__Your objective__
Copy out exactly the lines from the one holding "What matplotlib code" through the one holding "exports = [7045.3, 7888.3, 5736.7, 6319.1, 9864.0]", ends included; omit images.

__Task input__
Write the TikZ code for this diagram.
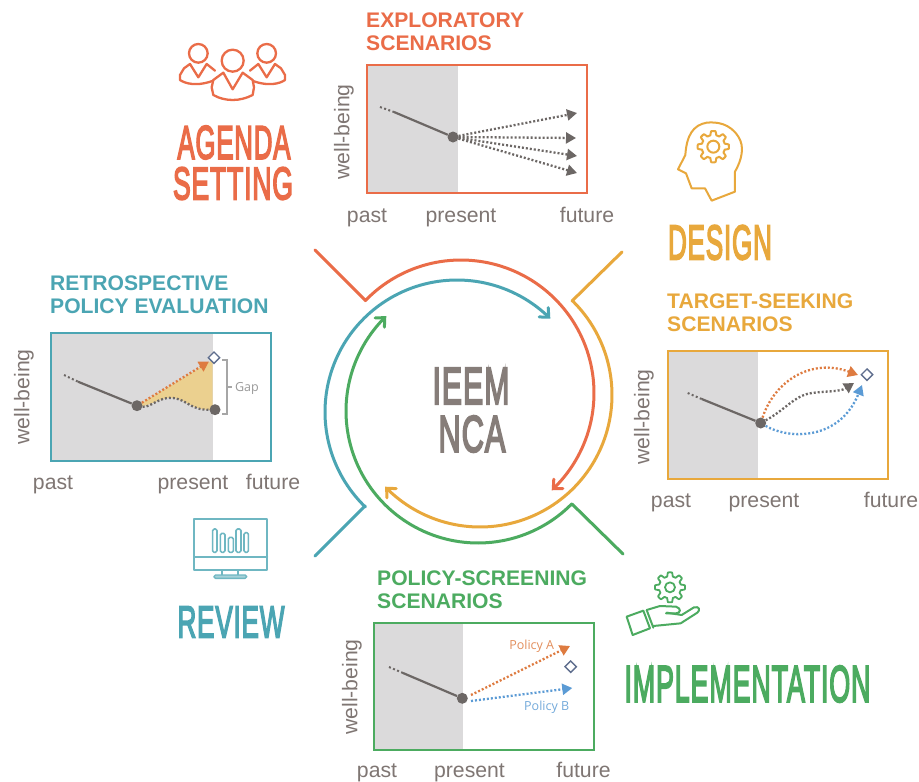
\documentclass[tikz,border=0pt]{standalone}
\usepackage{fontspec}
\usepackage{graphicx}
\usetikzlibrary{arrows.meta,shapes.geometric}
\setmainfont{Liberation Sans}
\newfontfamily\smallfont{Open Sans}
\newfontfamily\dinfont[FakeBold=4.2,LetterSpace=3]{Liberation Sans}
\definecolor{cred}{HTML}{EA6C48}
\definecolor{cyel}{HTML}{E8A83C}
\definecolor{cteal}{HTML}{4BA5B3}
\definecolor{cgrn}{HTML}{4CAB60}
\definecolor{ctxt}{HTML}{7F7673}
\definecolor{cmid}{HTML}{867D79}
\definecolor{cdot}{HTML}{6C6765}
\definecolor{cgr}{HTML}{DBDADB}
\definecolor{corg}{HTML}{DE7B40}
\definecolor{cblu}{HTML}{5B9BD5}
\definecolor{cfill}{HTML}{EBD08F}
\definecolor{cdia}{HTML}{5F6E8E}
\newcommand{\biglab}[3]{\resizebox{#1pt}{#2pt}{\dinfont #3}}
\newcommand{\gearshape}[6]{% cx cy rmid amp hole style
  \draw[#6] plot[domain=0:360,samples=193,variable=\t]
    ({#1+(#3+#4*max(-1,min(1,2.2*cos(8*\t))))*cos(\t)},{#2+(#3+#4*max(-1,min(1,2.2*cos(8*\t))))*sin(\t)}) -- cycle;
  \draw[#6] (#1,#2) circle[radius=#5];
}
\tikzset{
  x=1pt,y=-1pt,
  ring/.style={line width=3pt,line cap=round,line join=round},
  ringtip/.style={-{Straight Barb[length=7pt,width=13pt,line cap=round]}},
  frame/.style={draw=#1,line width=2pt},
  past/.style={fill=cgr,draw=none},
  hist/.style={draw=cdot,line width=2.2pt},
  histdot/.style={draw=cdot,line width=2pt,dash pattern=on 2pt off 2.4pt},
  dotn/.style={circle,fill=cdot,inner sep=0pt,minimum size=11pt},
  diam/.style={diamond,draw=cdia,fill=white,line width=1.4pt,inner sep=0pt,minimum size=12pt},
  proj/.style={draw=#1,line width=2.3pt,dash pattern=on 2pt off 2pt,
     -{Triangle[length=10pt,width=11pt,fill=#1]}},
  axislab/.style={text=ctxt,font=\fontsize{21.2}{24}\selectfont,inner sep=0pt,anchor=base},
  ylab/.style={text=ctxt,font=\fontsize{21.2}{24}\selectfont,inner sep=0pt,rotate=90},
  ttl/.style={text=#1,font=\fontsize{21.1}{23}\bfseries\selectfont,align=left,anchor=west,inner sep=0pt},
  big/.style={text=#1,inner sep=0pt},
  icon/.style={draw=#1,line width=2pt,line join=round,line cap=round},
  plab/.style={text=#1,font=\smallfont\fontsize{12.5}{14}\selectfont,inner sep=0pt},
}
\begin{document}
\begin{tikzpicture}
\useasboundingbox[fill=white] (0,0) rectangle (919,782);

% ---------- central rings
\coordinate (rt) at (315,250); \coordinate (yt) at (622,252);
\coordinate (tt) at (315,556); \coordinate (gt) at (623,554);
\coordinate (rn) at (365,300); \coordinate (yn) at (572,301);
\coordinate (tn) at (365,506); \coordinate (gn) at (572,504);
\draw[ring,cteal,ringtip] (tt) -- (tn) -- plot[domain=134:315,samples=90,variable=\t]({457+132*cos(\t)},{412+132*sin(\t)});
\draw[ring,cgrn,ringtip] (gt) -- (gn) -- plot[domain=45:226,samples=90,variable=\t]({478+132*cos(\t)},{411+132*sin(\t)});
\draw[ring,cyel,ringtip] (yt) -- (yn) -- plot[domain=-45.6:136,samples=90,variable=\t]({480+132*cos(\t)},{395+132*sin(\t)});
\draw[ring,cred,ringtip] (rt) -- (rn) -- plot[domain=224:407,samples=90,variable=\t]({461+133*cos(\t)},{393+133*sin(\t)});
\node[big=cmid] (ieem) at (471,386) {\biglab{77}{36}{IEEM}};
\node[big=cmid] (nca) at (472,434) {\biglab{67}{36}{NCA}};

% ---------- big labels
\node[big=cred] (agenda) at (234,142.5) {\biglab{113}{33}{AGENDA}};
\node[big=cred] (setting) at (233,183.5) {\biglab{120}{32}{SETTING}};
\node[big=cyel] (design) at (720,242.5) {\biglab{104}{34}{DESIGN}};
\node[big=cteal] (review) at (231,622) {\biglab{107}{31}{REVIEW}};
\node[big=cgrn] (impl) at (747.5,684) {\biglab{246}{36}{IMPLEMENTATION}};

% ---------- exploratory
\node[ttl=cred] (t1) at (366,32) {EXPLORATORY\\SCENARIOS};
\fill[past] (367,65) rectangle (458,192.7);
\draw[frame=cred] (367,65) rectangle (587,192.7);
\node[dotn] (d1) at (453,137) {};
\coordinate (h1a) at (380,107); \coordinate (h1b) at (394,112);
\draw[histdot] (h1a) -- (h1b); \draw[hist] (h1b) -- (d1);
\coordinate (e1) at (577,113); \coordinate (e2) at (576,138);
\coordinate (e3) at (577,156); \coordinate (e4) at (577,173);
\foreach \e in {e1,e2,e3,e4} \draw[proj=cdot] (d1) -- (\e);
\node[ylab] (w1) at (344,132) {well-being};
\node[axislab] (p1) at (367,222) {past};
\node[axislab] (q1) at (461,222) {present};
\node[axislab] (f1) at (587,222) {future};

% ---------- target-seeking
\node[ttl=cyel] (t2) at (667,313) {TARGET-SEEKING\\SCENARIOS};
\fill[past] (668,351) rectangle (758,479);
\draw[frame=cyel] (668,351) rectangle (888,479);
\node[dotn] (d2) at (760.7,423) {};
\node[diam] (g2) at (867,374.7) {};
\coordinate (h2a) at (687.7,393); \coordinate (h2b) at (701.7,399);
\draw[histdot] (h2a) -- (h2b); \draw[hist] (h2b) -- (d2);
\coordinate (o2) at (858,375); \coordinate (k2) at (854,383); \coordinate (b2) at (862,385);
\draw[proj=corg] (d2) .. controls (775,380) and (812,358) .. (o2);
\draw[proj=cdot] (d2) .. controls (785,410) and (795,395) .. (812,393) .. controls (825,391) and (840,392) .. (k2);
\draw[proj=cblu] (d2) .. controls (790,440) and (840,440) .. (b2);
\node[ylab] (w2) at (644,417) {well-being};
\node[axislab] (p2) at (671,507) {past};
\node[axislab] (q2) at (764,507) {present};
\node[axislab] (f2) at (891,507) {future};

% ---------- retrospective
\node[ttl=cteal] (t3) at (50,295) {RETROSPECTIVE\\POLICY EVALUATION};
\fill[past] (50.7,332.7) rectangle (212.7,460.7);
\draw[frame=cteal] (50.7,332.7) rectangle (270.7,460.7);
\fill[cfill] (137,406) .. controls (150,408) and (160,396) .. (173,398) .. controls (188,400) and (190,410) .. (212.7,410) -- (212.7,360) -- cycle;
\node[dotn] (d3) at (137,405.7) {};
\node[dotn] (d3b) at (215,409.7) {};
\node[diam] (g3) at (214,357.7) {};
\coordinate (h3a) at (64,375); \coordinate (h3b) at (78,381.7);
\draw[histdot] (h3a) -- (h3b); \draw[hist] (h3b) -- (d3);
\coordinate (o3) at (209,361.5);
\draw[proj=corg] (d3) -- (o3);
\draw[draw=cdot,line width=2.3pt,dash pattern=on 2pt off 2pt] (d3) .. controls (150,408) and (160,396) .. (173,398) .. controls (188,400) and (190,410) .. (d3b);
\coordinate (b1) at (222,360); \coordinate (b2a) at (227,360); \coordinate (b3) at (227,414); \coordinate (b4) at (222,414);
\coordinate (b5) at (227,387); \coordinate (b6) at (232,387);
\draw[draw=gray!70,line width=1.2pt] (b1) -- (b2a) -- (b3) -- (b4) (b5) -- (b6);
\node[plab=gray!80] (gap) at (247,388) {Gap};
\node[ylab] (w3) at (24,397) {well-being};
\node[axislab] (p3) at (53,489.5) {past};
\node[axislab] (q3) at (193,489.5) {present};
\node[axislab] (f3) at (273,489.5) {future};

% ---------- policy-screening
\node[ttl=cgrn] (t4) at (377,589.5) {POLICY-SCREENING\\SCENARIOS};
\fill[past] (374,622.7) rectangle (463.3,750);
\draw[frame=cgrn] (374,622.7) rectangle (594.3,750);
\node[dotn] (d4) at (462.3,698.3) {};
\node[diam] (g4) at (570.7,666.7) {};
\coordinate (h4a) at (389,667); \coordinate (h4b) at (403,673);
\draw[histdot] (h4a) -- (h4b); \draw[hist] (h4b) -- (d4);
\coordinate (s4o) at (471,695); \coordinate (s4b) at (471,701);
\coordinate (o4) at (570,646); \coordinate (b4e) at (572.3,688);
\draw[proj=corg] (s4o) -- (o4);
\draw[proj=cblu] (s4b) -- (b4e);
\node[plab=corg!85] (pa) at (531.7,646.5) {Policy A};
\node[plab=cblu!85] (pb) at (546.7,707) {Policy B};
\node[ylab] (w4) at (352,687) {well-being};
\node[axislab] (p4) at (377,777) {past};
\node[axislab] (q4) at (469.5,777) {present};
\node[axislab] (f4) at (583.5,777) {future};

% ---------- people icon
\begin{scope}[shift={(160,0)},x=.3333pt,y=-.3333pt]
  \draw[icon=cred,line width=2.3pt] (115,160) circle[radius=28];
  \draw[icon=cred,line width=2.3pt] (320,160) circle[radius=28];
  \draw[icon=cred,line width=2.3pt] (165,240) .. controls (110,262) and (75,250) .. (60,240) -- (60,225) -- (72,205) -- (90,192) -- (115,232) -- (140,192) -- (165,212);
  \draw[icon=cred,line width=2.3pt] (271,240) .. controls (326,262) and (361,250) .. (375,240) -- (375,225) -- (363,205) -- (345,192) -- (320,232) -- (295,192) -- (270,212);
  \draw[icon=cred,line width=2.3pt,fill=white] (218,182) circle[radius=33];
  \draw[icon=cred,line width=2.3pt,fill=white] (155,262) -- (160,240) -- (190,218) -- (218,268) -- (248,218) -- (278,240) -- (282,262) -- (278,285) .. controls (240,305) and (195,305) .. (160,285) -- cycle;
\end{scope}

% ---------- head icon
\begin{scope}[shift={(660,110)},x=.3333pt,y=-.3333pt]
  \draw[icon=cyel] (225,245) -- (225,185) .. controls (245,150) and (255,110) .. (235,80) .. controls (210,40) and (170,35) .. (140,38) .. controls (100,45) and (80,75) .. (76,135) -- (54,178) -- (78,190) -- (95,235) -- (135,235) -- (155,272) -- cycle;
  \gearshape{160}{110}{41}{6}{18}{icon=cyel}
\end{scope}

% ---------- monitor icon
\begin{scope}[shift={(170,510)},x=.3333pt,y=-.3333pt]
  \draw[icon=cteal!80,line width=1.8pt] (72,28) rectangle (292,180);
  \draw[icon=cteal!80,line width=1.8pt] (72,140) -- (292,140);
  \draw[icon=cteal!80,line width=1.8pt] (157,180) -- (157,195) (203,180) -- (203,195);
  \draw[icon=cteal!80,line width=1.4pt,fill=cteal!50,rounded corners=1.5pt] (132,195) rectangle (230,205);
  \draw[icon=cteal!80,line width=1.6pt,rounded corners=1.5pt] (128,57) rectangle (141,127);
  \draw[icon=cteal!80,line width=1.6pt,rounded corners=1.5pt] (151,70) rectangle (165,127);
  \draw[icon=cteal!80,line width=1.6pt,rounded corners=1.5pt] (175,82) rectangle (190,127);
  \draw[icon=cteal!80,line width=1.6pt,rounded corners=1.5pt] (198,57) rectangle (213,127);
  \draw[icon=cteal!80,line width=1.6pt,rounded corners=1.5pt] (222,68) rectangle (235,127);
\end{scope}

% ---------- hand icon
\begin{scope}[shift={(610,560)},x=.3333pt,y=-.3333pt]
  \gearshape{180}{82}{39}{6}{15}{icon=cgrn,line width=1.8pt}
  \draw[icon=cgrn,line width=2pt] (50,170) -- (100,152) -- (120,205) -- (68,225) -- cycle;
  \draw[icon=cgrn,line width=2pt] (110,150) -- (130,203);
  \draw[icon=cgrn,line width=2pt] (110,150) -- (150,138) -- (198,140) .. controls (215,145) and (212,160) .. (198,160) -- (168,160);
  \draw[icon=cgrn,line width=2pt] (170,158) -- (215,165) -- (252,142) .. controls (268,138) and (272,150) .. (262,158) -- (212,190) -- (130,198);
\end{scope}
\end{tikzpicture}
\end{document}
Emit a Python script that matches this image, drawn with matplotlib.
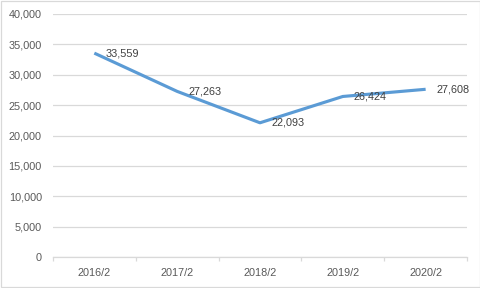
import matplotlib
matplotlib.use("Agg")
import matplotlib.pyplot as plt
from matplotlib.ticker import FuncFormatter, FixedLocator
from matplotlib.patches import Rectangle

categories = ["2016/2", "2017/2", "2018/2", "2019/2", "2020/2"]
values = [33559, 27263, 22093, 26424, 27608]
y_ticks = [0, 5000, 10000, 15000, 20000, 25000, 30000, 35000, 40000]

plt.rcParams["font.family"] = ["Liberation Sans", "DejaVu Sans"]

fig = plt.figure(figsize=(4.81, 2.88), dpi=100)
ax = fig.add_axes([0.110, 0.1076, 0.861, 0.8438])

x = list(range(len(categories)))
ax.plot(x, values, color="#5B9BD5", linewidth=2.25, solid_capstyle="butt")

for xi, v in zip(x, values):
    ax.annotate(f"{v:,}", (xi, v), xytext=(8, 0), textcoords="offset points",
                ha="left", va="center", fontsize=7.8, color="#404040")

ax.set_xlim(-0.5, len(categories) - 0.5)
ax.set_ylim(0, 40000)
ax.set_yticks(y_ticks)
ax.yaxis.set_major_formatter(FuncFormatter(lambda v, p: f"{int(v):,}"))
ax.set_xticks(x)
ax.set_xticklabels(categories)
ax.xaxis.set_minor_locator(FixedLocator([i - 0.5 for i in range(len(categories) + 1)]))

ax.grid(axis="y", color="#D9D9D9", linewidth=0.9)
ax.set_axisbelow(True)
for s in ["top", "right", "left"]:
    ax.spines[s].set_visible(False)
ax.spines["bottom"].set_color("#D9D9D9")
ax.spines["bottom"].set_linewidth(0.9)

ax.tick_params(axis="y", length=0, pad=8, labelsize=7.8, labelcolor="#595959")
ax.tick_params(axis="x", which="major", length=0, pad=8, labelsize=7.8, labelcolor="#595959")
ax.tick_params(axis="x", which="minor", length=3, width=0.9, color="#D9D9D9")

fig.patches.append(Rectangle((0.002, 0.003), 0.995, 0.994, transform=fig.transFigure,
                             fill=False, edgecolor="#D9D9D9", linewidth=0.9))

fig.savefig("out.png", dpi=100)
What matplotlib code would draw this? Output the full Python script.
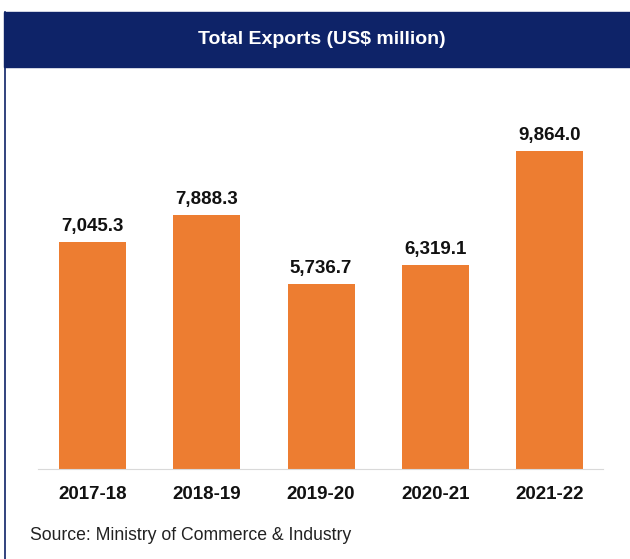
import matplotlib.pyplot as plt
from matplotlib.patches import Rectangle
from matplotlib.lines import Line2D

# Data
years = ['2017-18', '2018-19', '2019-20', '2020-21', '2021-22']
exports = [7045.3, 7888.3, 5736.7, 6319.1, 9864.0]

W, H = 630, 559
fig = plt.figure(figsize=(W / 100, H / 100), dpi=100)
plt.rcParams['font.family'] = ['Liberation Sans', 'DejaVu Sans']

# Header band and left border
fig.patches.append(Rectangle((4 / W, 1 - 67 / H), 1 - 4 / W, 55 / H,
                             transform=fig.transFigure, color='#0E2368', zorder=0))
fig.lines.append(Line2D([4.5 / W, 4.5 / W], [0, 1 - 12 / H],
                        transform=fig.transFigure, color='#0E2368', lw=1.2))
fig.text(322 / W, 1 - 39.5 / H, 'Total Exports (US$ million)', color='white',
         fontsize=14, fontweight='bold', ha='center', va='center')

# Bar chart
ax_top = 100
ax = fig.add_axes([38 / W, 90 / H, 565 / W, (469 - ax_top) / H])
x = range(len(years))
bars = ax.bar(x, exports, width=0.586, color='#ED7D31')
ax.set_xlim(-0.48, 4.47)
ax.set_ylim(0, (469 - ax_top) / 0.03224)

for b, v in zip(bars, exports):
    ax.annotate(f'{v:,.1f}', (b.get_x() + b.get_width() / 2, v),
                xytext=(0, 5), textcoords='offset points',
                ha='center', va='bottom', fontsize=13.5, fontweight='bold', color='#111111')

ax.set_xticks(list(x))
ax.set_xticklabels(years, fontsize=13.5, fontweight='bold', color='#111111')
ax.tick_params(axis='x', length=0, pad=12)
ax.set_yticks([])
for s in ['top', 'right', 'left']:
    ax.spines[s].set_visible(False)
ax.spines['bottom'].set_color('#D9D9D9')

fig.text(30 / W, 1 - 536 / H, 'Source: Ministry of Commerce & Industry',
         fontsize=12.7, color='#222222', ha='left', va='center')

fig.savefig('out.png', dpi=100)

__Worked solution__
What matplotlib code would draw this? Output the full Python script.
import matplotlib.pyplot as plt
from matplotlib.patches import Rectangle
from matplotlib.lines import Line2D

# Data
years = ['2017-18', '2018-19', '2019-20', '2020-21', '2021-22']
exports = [7045.3, 7888.3, 5736.7, 6319.1, 9864.0]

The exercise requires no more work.